NASA's Christopher C. Kraft, Jr. Mission Control Center (MCC-H), also known by its radio callsign, Houston, at the Lyndon B. Johnson Space Center in Houston, Texas, manages all American human space flight; including US portions of the International Space Station (ISS). The center is named after Christopher C. Kraft, Jr, a retired NASA engineer and manager who was instrumental in establishing the agency's Mission Control operation.
The MCC currently houses one operational control room, from which flight controllers coordinate and monitor the ISS. These rooms have many computer and data-processing resources to monitor, command and communicate with spacecraft. From the moment a space shuttle cleared its launch tower in Florida until it landed on Earth, it was in the hands of Mission Control. When a shuttle mission was underway, its control room was staffed around the clock, usually in three shifts. The ISS control room operates continuously, but with fewer controllers.
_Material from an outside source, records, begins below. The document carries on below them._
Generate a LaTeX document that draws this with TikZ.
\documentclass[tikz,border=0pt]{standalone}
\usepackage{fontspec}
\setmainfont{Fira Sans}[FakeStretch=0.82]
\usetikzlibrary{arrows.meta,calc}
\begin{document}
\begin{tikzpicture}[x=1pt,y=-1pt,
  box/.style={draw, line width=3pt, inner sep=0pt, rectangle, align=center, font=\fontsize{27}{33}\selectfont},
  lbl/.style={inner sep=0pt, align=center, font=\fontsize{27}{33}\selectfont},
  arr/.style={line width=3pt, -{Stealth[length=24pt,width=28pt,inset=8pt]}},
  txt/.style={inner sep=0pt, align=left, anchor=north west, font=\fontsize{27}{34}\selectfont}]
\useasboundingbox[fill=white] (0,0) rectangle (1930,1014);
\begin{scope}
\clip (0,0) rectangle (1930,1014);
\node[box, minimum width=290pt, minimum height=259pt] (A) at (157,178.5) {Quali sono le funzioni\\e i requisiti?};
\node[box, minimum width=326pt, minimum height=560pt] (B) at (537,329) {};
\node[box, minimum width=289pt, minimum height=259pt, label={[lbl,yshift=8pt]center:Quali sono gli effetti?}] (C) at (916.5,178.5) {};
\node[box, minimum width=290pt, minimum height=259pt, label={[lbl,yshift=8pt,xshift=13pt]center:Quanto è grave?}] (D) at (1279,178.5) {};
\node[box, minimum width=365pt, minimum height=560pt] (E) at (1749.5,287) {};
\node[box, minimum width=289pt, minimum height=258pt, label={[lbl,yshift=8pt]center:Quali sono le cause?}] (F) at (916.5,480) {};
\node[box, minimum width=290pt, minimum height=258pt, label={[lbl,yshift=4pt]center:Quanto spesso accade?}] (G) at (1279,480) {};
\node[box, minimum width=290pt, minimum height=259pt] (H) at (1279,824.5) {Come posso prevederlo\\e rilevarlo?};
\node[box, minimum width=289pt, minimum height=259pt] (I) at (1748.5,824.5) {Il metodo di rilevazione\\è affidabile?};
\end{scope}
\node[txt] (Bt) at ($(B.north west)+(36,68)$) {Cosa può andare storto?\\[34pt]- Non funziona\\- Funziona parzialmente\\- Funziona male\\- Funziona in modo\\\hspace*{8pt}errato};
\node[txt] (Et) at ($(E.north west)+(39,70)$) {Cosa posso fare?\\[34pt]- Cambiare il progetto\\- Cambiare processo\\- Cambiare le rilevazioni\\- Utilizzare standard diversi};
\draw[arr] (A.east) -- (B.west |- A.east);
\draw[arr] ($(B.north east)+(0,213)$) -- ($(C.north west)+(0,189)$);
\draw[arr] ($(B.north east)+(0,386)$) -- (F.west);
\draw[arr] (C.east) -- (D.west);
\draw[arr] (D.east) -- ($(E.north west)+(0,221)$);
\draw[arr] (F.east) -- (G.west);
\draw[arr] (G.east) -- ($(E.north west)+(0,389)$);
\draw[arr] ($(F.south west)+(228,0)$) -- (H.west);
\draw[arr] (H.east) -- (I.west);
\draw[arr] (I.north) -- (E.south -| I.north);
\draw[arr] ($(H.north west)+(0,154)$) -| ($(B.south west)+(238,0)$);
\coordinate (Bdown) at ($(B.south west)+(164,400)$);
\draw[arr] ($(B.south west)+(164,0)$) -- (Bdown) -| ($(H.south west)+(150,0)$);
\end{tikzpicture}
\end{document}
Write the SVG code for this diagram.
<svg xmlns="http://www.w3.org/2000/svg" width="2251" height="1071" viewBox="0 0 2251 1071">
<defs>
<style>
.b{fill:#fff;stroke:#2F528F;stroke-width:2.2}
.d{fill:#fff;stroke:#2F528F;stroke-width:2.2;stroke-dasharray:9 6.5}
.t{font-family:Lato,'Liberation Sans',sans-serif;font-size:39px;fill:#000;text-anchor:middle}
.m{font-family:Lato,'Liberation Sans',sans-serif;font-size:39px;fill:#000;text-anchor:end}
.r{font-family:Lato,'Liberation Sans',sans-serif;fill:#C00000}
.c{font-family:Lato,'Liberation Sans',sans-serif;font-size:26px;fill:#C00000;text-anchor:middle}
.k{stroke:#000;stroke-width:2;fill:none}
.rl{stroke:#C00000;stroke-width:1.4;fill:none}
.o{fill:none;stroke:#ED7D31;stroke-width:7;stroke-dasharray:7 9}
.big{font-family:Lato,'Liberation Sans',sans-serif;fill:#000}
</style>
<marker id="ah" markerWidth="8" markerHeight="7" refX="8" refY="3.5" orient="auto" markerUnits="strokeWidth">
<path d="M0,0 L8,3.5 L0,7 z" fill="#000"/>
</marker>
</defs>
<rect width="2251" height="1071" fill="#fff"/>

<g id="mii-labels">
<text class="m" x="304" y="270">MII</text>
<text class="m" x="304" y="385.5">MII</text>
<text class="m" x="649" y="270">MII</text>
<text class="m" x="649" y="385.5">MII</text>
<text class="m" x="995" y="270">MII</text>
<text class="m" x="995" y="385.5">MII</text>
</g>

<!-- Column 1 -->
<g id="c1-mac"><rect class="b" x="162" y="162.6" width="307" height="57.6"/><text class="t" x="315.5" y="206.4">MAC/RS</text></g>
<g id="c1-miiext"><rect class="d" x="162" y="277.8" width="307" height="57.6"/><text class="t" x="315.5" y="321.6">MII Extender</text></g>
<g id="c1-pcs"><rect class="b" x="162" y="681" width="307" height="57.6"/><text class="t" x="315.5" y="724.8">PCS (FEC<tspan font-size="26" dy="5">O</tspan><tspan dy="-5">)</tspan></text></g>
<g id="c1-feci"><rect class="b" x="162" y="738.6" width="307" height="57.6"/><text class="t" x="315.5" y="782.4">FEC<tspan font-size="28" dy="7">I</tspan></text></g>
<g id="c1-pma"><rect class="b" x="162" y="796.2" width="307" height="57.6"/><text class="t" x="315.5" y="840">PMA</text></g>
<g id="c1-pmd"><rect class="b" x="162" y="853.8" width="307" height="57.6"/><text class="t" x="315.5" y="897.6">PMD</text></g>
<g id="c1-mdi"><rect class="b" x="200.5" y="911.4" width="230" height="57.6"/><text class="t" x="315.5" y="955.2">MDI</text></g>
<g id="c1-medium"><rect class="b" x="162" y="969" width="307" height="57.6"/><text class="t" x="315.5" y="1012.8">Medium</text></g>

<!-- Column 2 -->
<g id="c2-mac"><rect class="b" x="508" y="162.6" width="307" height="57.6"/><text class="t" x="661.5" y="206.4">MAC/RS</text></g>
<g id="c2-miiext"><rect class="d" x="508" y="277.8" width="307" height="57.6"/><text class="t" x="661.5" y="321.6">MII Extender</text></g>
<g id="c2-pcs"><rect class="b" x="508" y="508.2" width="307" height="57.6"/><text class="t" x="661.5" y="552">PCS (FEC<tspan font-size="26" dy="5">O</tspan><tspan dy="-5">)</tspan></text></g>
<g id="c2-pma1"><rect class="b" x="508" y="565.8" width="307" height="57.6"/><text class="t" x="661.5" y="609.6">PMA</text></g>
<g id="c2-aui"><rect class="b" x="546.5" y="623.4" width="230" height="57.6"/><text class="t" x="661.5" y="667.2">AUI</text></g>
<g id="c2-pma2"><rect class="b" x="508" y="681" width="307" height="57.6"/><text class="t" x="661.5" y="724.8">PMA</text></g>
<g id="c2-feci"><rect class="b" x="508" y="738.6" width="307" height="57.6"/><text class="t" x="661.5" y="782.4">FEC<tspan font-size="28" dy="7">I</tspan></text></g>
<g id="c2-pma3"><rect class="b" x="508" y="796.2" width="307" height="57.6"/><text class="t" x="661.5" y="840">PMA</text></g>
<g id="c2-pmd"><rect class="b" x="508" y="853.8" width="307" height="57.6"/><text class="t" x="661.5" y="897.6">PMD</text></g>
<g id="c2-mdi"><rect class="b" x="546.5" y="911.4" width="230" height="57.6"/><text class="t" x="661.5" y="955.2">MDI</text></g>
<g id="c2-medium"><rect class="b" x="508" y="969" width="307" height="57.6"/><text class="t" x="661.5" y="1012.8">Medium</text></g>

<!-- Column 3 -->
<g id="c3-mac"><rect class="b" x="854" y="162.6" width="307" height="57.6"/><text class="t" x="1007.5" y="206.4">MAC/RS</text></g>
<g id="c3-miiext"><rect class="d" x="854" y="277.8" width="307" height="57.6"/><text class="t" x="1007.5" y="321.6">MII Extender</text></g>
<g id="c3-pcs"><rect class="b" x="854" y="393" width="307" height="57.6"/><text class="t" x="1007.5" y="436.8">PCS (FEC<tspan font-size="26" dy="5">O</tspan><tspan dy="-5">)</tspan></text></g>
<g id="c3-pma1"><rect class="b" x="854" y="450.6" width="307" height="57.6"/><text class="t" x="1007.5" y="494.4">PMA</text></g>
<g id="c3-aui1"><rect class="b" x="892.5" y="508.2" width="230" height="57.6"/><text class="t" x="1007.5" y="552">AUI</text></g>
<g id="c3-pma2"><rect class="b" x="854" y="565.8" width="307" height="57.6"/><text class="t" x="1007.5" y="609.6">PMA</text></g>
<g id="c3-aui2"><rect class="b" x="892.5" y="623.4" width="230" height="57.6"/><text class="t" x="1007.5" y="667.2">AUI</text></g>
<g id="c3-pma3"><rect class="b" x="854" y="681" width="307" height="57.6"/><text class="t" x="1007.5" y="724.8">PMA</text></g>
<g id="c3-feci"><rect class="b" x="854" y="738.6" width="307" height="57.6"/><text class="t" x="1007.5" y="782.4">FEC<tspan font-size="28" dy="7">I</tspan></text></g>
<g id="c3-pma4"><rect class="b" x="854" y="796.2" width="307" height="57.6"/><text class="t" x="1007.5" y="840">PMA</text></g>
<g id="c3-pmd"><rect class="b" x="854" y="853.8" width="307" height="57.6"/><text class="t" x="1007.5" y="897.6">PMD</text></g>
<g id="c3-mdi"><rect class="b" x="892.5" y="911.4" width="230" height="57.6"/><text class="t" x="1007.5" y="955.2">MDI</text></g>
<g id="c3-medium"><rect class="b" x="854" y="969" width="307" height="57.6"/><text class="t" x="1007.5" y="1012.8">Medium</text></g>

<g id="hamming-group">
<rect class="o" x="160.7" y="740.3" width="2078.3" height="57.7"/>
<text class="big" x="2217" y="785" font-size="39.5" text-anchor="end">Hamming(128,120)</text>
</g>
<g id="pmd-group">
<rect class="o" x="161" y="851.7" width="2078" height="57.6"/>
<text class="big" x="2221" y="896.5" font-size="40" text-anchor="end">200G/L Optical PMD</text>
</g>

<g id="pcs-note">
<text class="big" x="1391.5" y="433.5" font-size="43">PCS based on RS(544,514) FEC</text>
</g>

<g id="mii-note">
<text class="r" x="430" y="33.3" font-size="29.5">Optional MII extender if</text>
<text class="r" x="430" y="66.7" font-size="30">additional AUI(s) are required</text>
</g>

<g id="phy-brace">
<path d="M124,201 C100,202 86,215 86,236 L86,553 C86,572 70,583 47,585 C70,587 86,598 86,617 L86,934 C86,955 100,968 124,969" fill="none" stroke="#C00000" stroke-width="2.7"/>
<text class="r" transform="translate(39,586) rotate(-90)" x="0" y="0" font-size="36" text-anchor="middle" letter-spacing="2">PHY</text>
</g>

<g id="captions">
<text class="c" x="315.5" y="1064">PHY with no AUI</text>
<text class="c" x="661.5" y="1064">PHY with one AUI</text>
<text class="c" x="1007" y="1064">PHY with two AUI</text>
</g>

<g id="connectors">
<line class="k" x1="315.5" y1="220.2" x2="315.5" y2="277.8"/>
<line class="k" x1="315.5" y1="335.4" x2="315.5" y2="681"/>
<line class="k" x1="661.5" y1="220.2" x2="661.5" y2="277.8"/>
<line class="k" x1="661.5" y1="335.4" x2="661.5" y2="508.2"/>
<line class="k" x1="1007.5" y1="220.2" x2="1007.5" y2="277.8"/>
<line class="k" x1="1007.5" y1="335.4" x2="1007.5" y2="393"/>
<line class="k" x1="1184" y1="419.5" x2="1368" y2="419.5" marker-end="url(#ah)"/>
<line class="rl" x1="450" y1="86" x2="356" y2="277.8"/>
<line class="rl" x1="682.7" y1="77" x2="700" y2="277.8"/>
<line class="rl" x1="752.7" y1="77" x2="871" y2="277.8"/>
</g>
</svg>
Because Houston is a hurricane-sensitive area, NASA has basic back-up facilities at the Kennedy Space Center as well as a location at the Backup Control Center Huntsville Operations Support Center (BCC-HOSC) at Marshall Space Flight Center for ISS operations. (Unmanned US civilian satellites are controlled from the Goddard Space Flight Center in Maryland, while California's Jet Propulsion Laboratory manages unmanned US space probes.)